Bose, who is the Gardiner Professor of History at Harvard University and chairperson of the Netaji Research Bureau in Calcutta, said Netaji “deeply trusted members of the religious minorities”, adding that “Netaji gave disproportionate or weighted representation to religious minorities”.

According to Bose, who served as a Trinamool Lok Sabha MP from 2014 to 2019, Netaji in 1940, seven years before Mahatma Gandhi, met Muhammad Ali Jinnah and asked him to join the Congress, adding that if he did so, Jinnah would be the first prime minister of independent India.
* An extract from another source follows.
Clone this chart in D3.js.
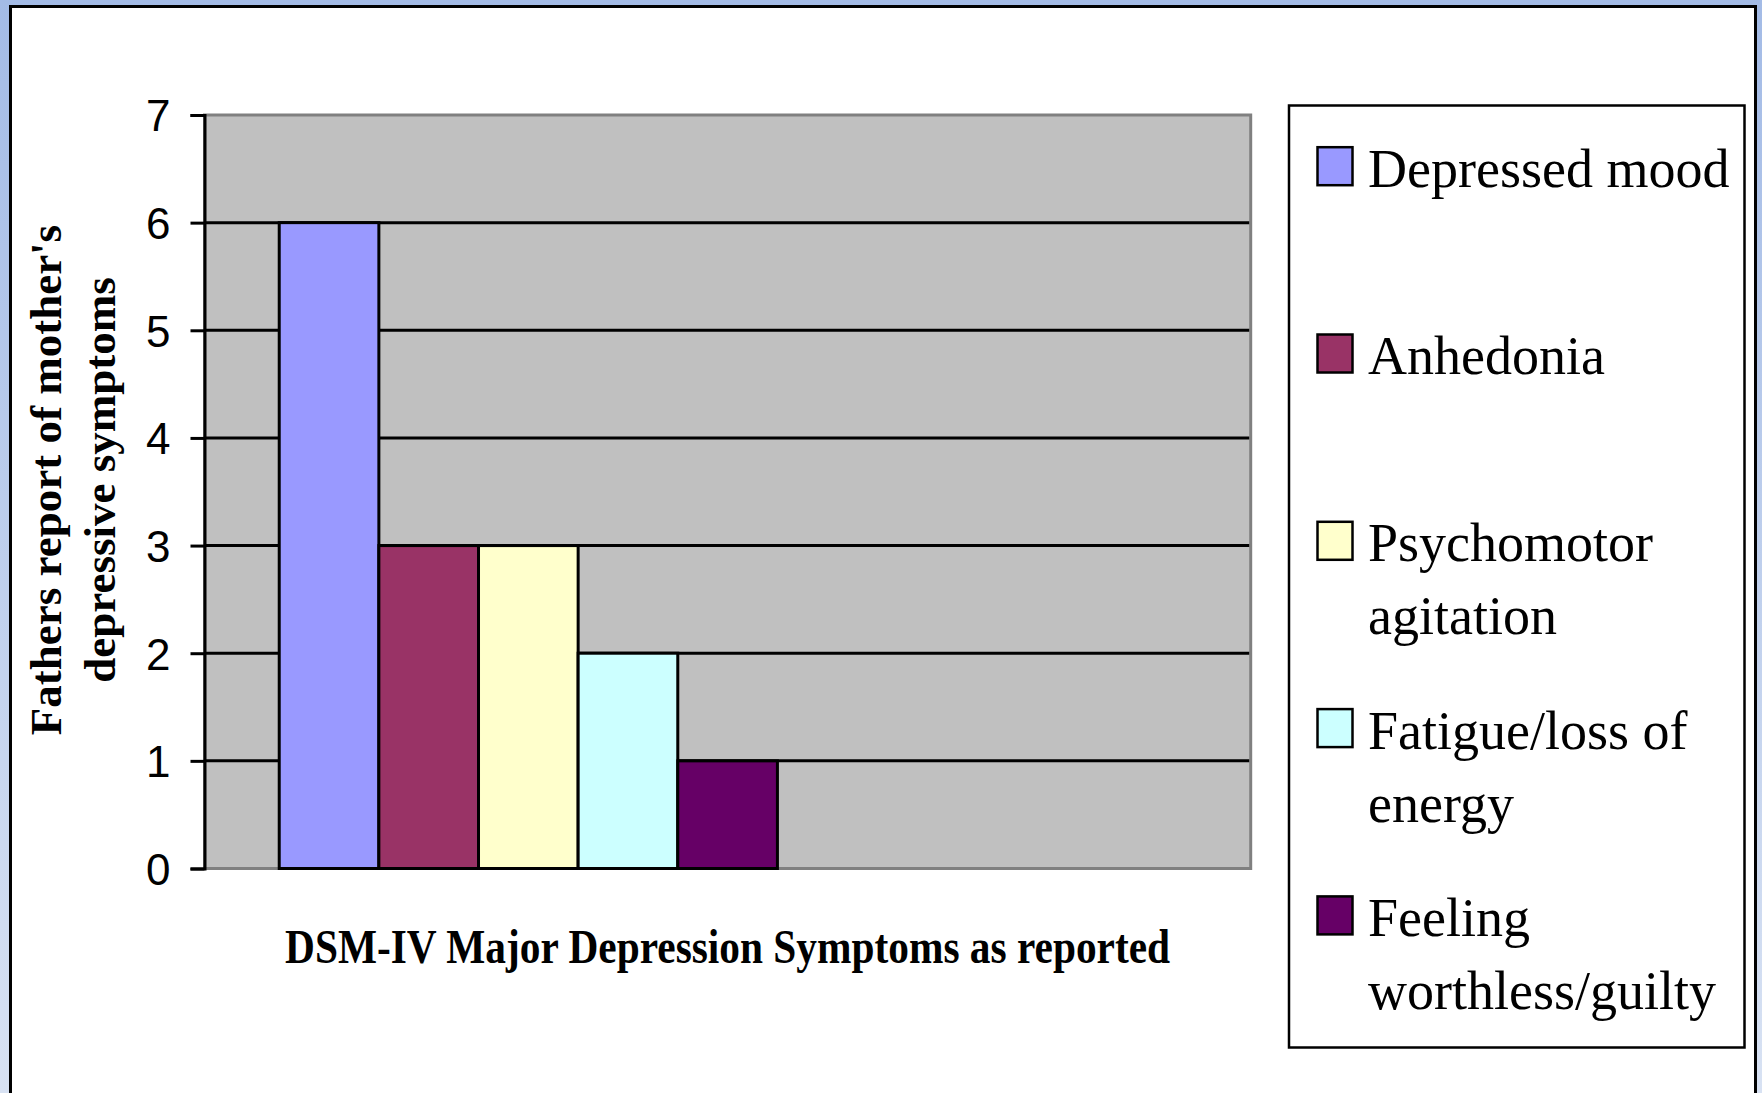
<!DOCTYPE html>
<html>
<head>
<meta charset="utf-8">
<script src="https://cdn.jsdelivr.net/npm/d3@7"></script>
<style>
  body { margin: 0; background: #fff; }
  svg { display: block; }
</style>
</head>
<body>
<svg></svg>
<script>
let width = 1762, height = 1093;

// chart data
const symptoms = ["Depressed mood", "Anhedonia", "Psychomotor agitation", "Fatigue/loss of energy", "Feeling worthless/guilty"];
const counts = [6, 3, 3, 2, 1];
const barColors = ["#9999FF", "#993366", "#FFFFCC", "#CCFFFF", "#660066"];
const legendLines = [["Depressed mood"], ["Anhedonia"], ["Psychomotor", "agitation"], ["Fatigue/loss of", "energy"], ["Feeling", "worthless/guilty"]];
const yTicks = [0, 1, 2, 3, 4, 5, 6, 7];
const yTitle = ["Fathers report of mother's", "depressive symptoms"];
const xTitle = "DSM-IV Major Depression Symptoms as reported";

let svg = d3.select("svg")
    .attr("width", width)
    .attr("height", height);

// blue frame behind the white slide panel
let defs = svg.append("defs");
let grad = defs.append("linearGradient")
    .attr("id", "frame")
    .attr("x1", 0).attr("y1", 0).attr("x2", 0).attr("y2", 1);
grad.append("stop").attr("offset", "0%").attr("stop-color", "#A3BBE6");
grad.append("stop").attr("offset", "100%").attr("stop-color", "#D8E2F3");

svg.append("rect")
    .attr("width", width).attr("height", height)
    .attr("fill", "url(#frame)");

svg.append("rect")
    .attr("x", 10.5).attr("y", 6.5)
    .attr("width", 1745).attr("height", height + 20)
    .attr("fill", "#fff")
    .attr("stroke", "#000")
    .attr("stroke-width", 3);

// plot area
let plot = { left: 204.5, right: 1250.7, top: 115, bottom: 868.5 };

let y = d3.scaleLinear()
    .domain([0, 7])
    .range([plot.bottom, plot.top]);

// Excel keeps 9 series slots + 150% gap width in the single category
let slotW = (plot.right - plot.left) / 10.5;
let x = d3.scaleBand()
    .domain(symptoms)
    .range([plot.left + 0.75 * slotW, plot.left + 5.75 * slotW])
    .padding(0);

svg.append("rect")
    .attr("x", plot.left).attr("y", plot.top)
    .attr("width", plot.right - plot.left)
    .attr("height", plot.bottom - plot.top)
    .attr("fill", "#C0C0C0")
    .attr("stroke", "#808080")
    .attr("stroke-width", 3);

// gridlines
svg.append("g")
    .selectAll("line")
    .data(yTicks.filter(d => d > 0 && d < 7))
    .enter()
    .append("line")
    .attr("x1", plot.left).attr("x2", plot.right - 1.5)
    .attr("y1", d => y(d)).attr("y2", d => y(d))
    .attr("stroke", "#000")
    .attr("stroke-width", 3);

// bars
svg.append("g")
    .selectAll("rect")
    .data(symptoms)
    .enter()
    .append("rect")
    .attr("x", d => x(d))
    .attr("y", (d, i) => y(counts[i]))
    .attr("width", x.bandwidth())
    .attr("height", (d, i) => y(0) - y(counts[i]))
    .attr("fill", (d, i) => barColors[i])
    .attr("stroke", "#000")
    .attr("stroke-width", 3);

// y axis
let yAxis = svg.append("g")
    .attr("transform", "translate(" + plot.left + ",0)")
    .call(d3.axisLeft(y).tickValues(yTicks).tickFormat(d3.format("d")).tickSize(14).tickPadding(20));

yAxis.select(".domain")
    .attr("stroke", "#000")
    .attr("stroke-width", 3);
yAxis.selectAll(".tick line")
    .attr("stroke", "#000")
    .attr("stroke-width", 3);
yAxis.selectAll(".tick text")
    .attr("font-family", "'Liberation Sans', Arial, sans-serif")
    .attr("font-size", 44)
    .attr("fill", "#000")
    .attr("dy", "0.36em");

// axis titles
svg.append("text")
    .attr("transform", "translate(61,480) rotate(-90)")
    .attr("text-anchor", "middle")
    .attr("font-family", "'Liberation Serif', 'Times New Roman', serif")
    .attr("font-weight", "bold")
    .attr("font-size", 45)
    .selectAll("tspan")
    .data(yTitle)
    .enter()
    .append("tspan")
    .attr("x", 0)
    .attr("y", (d, i) => i * 54)
    .text(d => d);

svg.append("text")
    .attr("x", (plot.left + plot.right) / 2)
    .attr("y", 963)
    .attr("text-anchor", "middle")
    .attr("font-family", "'Liberation Serif', 'Times New Roman', serif")
    .attr("font-weight", "bold")
    .attr("font-size", 48)
    .attr("textLength", 885)
    .attr("lengthAdjust", "spacingAndGlyphs")
    .text(xTitle);

// legend
let legendBox = { left: 1289, right: 1744.5, top: 105.5, bottom: 1047.5 };

svg.append("rect")
    .attr("x", legendBox.left).attr("y", legendBox.top)
    .attr("width", legendBox.right - legendBox.left)
    .attr("height", legendBox.bottom - legendBox.top)
    .attr("fill", "#fff")
    .attr("stroke", "#000")
    .attr("stroke-width", 2.5);

let ly = d3.scaleBand()
    .domain(symptoms)
    .range([110, 1046.5]);

let item = svg.append("g")
    .selectAll("g")
    .data(symptoms)
    .enter()
    .append("g")
    .attr("transform", d => "translate(0," + (ly(d) + 76.7) + ")");

item.append("rect")
    .attr("x", 1317.5).attr("y", -39.5)
    .attr("width", 35).attr("height", 38)
    .attr("fill", (d, i) => barColors[i])
    .attr("stroke", "#000")
    .attr("stroke-width", 2.5);

item.append("text")
    .attr("font-family", "'Liberation Serif', 'Times New Roman', serif")
    .attr("font-size", 54)
    .attr("fill", "#000")
    .selectAll("tspan")
    .data((d, i) => legendLines[i])
    .enter()
    .append("tspan")
    .attr("x", 1368)
    .attr("y", (d, i) => i * 73)
    .text(d => d);
</script>
</body>
</html>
Gandhi made a similar suggestion to the last British Viceroy, Lord Mountbatten, in 1947. Bose says Netaji has written about this in his book The Indian Struggle.

Speaking about the Christian hymn ‘Abide with Me’, which has been dropped from Saturday’s Beating Retreat after being one of the most memorable tunes played for 72 years, Bose said of Netaji: “Bose loved Abide with Me”. He recounted how “tears would flow down Netaji’s cheeks” when Dilip Kumar Roy sang ‘Abide with Me’ in Calcutta.

Bose made it clear that Netaji would not agree with Prime Minister Narendra Modi’s view that the Sultanate and Mughal period of India’s history represent “barah sau saal ki ghulami (1,200 years of slavery)”. He said Netaji believed it was “a misnomer” to consider this as Muslim rule. Hindus and Muslims together ruled the country and Netaji had written in his book An Indian Pilgrim that “many of the prominent cabinet ministers and generals” were Hindu.

Netaji would never have distanced himself from or disrespected Urdu, Bose added. The motto he chose for his INA were three Urdu words – “ittehad, itmad aur qurbani”. Bose said Netaji deliberately chose Hindustani as the language of the INA “with lots of Urdu words”. He also deliberately chose the Roman script so that non-Hindi and non-Urdu speakers would find it easy to read.

Bose explained how Netaji would have viewed calls for genocide made recently at a ‘Dharma Sansad’ in Haridwar. He talked about Netaji’s criticism of communalism and opposition to a Hindu rashtra.

Speaking about the Modi government’s decision to place Netaji’s statue at India Gate under a canopy originally intended for a King Emperor whom Netaji had fought politically all his life, Bose said “there may be an element of poetic justice occupying a place vacated by a King Emperor”.